L'America fa a sé, perché lì lo scenario forse sta cambiando, se la politica obbligherà la banca centrale a modificare la sua strategia. Ma nel resto del mondo e specialmente in Europa i gestori delle monete di Stato avversano i bitcoin perché temono la fine del monopolio valutario e di quella costante manipolazione dell'economia che essi sono in grado di realizzare. Da parte loro, invece, le banche immaginano di poter fare da strumento di «mediazione» tra l'universo tecnologico dei bitcoin e il risparmiatore. Infatti quest'ultimo può saltare gli istituti di credito o altre realtà analoghe soltanto se possiede talune competenze ed è in grado di gestire da sé il suo portafoglio.

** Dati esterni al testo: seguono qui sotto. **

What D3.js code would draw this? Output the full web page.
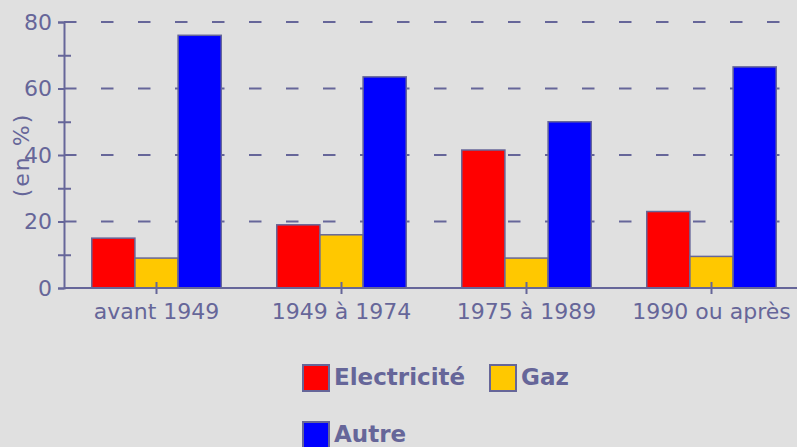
<!DOCTYPE html>
<html>
<head>
<meta charset="utf-8">
<script src="https://cdn.jsdelivr.net/npm/d3@7"></script>
<style>
  body { margin: 0; background: #e0e0e0; overflow: hidden; }
  svg { display: block; }
  .tick text { font-family: "DejaVu Sans", sans-serif; fill: #666699; }
</style>
</head>
<body>
<script>
// values (en %)
var categories = ["avant 1949", "1949 à 1974", "1975 à 1989", "1990 ou après"]
var seriesNames = ["Electricité", "Gaz", "Autre"]
var electricite = [15, 19, 41.5, 23]
var gaz = [9, 16, 9, 9.5]
var autre = [76, 63.5, 50, 66.5]
var yTicks = [0, 20, 40, 60, 80]
var yMinorTicks = [10, 30, 50, 70]
var colors = ["#ff0000", "#ffc800", "#0000ff"]

WIDTH = 797
HEIGHT = 447
LEFT = 64
INK = "#666699"

var svg = d3.select("body").append("svg")
  .attr("width", WIDTH).attr("height", HEIGHT)

var xScale = d3.scaleBand().domain(categories)
  .range([LEFT, LEFT + 4 * 185])
  .paddingInner(0.3).paddingOuter(0.15)
var sub = d3.scaleBand().domain(seriesNames).range([0, xScale.bandwidth()])
var yScale = d3.scaleLinear().domain([0, 80]).range([288, 22])

// dashed grid lines behind the bars
svg.append("g").selectAll("line").data(yTicks.slice(1)).join("line")
  .attr("x1", LEFT).attr("x2", WIDTH)
  .attr("y1", function(d) { return yScale(d) })
  .attr("y2", function(d) { return yScale(d) })
  .attr("stroke", INK).attr("stroke-width", 2)
  .attr("stroke-dasharray", "12.5,24.5")

// bars
var data = [electricite, gaz, autre]
seriesNames.forEach(function(name, s) {
  svg.append("g").selectAll("rect").data(data[s]).join("rect")
    .attr("x", function(d, i) { return xScale(categories[i]) + sub(name) })
    .attr("y", function(d) { return yScale(d) })
    .attr("width", sub.bandwidth())
    .attr("height", function(d) { return yScale(0) - yScale(d) })
    .attr("fill", colors[s])
    .attr("stroke", INK).attr("stroke-width", 1.5)
})

// y axis
var yAxis = svg.append("g").attr("transform", "translate(" + LEFT + ",0)")
  .call(d3.axisLeft(yScale).tickValues(yTicks).tickSize(6).tickPadding(6))
yAxis.selectAll("text").style("font-size", "22px")
svg.append("g").attr("transform", "translate(" + LEFT + ",0)")
  .call(d3.axisLeft(yScale).tickValues(yMinorTicks).tickSizeInner(-7).tickSizeOuter(0).tickFormat(""))
  .call(function(g) { g.select(".domain").remove() })
svg.append("g").attr("transform", "translate(" + LEFT + ",0)")
  .call(d3.axisLeft(yScale).tickValues(yMinorTicks).tickSize(6).tickFormat(""))
  .call(function(g) { g.select(".domain").remove() })

// x axis
var xAxis = svg.append("g").attr("transform", "translate(0," + yScale(0) + ")")
  .call(d3.axisBottom(xScale).tickSize(6).tickSizeOuter(0).tickPadding(9))
xAxis.select(".domain").attr("d", "M" + LEFT + ",0H" + WIDTH)
xAxis.selectAll(".tick line").attr("y1", -6)
xAxis.selectAll("text").style("font-size", "22px")

svg.selectAll(".domain, .tick line").attr("stroke", INK).attr("stroke-width", 2)

svg.append("text")
  .attr("transform", "translate(29,155)rotate(-90)")
  .attr("text-anchor", "middle")
  .style("font-family", "DejaVu Sans, sans-serif").style("font-size", "22px")
  .style("letter-spacing", "2px")
  .attr("fill", INK)
  .text("(en %)")

// legend
var legendPos = [[303, 365], [490, 365], [303, 422]]
seriesNames.forEach(function(name, s) {
  var p = legendPos[s]
  svg.append("rect").attr("x", p[0]).attr("y", p[1])
    .attr("width", 26).attr("height", 26)
    .attr("fill", colors[s]).attr("stroke", INK).attr("stroke-width", 2)
  svg.append("text").attr("x", p[0] + 31).attr("y", p[1] + 20)
    .style("font-family", "DejaVu Sans, sans-serif").style("font-size", "23px")
    .style("font-weight", "bold").attr("fill", INK)
    .text(name)
})
</script>
</body>
</html>
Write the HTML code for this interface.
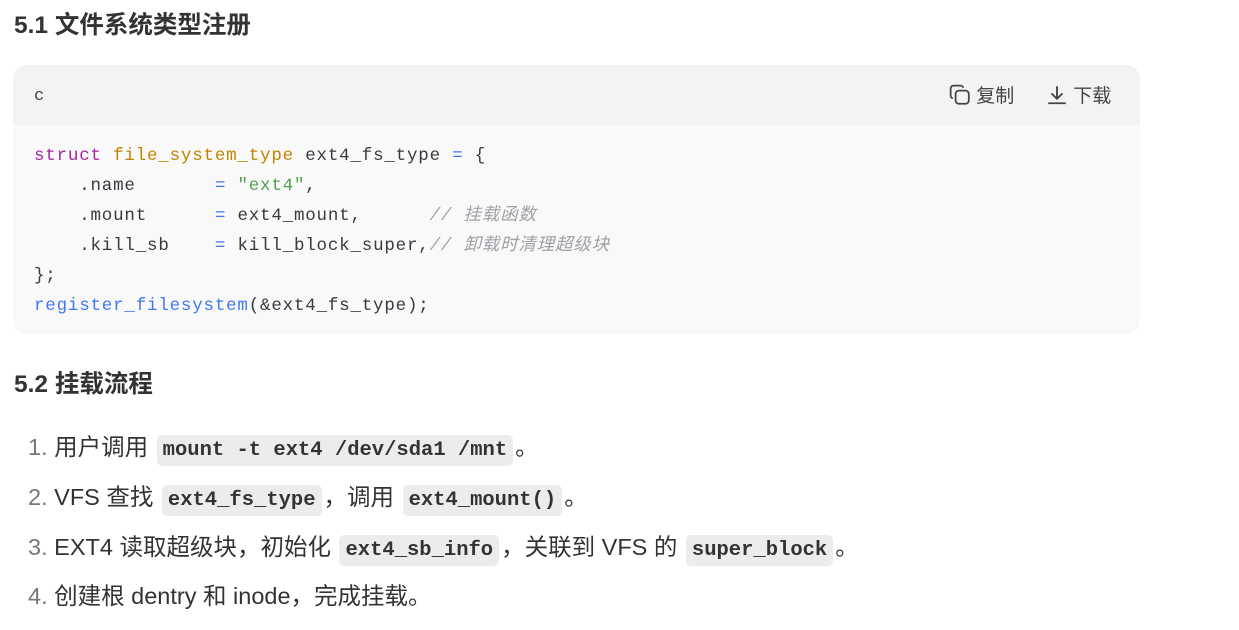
<!DOCTYPE html>
<html><head><meta charset="utf-8"><style>
body{margin:0;width:1239px;height:630px;background:#fff;font-family:"Liberation Sans","Noto Sans CJK SC",sans-serif;color:#333;position:relative;overflow:hidden}
.h{position:absolute;left:14px;font-weight:bold;font-size:24.5px;color:#333;line-height:28px}
.blk{position:absolute;left:13px;top:65px;width:1127px;height:269px;border-radius:14px;background:#f9f9f9;overflow:hidden}
.hd{position:absolute;left:0;top:0;right:0;height:60px;background:#f3f3f3}
.lang{position:absolute;left:21px;top:22px;font-family:"Liberation Mono",monospace;font-size:17px;color:#444}
.act{position:absolute;top:19px;font-size:19px;color:#444;line-height:24px}
pre{position:absolute;left:21px;top:76px;margin:0;font-family:"Liberation Mono","Noto Sans CJK SC",monospace;font-size:17.5px;letter-spacing:0.8px;line-height:30px;color:#383a42}
.k{color:#a626a4}.t{color:#c18401}.o{color:#4078f2}.s{color:#50a14f}.c{color:#a0a1a7;font-style:italic}.f{color:#4078f2}
.li{position:absolute;left:28px;font-size:23.5px;line-height:30px;color:#333;white-space:nowrap}
.li .n{color:#777}
code{font-family:"Liberation Mono",monospace;font-weight:bold;font-size:20.5px;background:#ececec;border-radius:5px;padding:4px 6px;margin:0 2px;color:#333}
</style></head><body>
<div class="h" style="top:12px">5.1 文件系统类型注册</div>
<div class="blk">
<div class="hd"></div>
<div class="lang">c</div>
<div class="act" style="left:936px"><svg width="22" height="22" viewBox="0 0 20 20" style="vertical-align:-4px" fill="none" stroke="#444" stroke-width="1.6"><rect x="6" y="6" width="12" height="12" rx="3"/><path d="M13 3.5A2.5 2.5 0 0 0 10.5 1.5H4A2.5 2.5 0 0 0 1.5 4V10.5A2.5 2.5 0 0 0 3.5 13"/></svg> 复制</div>
<div class="act" style="left:1033px"><svg width="22" height="22" viewBox="0 0 20 20" style="vertical-align:-4px" fill="none" stroke="#444" stroke-width="1.7"><path d="M10 2V13M5 8.5L10 13.5L15 8.5M2 17.5H18"/></svg> 下载</div>
<pre><span class="k">struct</span> <span class="t">file_system_type</span> ext4_fs_type <span class="o">=</span> {
    .name       <span class="o">=</span> <span class="s">"ext4"</span>,
    .mount      <span class="o">=</span> ext4_mount,      <span class="c">// 挂载函数</span>
    .kill_sb    <span class="o">=</span> kill_block_super,<span class="c">// 卸载时清理超级块</span>
};
<span class="f">register_filesystem</span>(&amp;ext4_fs_type);</pre>
</div>
<div class="h" style="top:371px">5.2 挂载流程</div>
<div class="li" style="top:432px"><span class="n">1.</span> 用户调用 <code>mount -t ext4 /dev/sda1 /mnt</code>。</div>
<div class="li" style="top:482px"><span class="n">2.</span> VFS 查找 <code>ext4_fs_type</code>，调用 <code>ext4_mount()</code>。</div>
<div class="li" style="top:532px"><span class="n">3.</span> EXT4 读取超级块，初始化 <code>ext4_sb_info</code>，关联到 VFS 的 <code>super_block</code>。</div>
<div class="li" style="top:581px"><span class="n">4.</span> 创建根 dentry 和 inode，完成挂载。</div>
</body></html>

Se le cose stanno così, ed in Europa è proprio questa la situazione, si annunciano tensioni crescenti tra le banche centrali e quelle commerciali, che non vorranno lasciarsi sfuggire la possibilità di trovare un proprio spazio anche nel nuovo mercato finanziario.

Ovviamente quanto ogni giorno ci viene detto dai banchieri centrali e da chi gestisce gli istituti di credito ha poco a che fare con la realtà. Quanti sono nel board della Bce sostengono che il bitcoin vada osteggiato perché è una moneta volatile, non garantita dai governi, che tende a sfuggire ai controlli dei regolatori e può essere utilizzata pure dai criminali. Qualcuno tra i membri della classe politica e non solo arriva perfino a equiparare il bitcoin alla celebre truffa ordita da Charles Ponzi all'indomani della Prima guerra mondiale.

È vero che in questa fase della sua (ancor breve) storia, il bitcoin soddisfa bene soltanto una delle tre funzioni classiche della moneta: non è

eccezionale quale mezzo di scambio e tanto meno come numerario, ma come strumento di capitalizzazione oggi non ha rivali. È difficile immaginare che quanti sono alla guida delle banche possano davvero ignorare tutto ciò.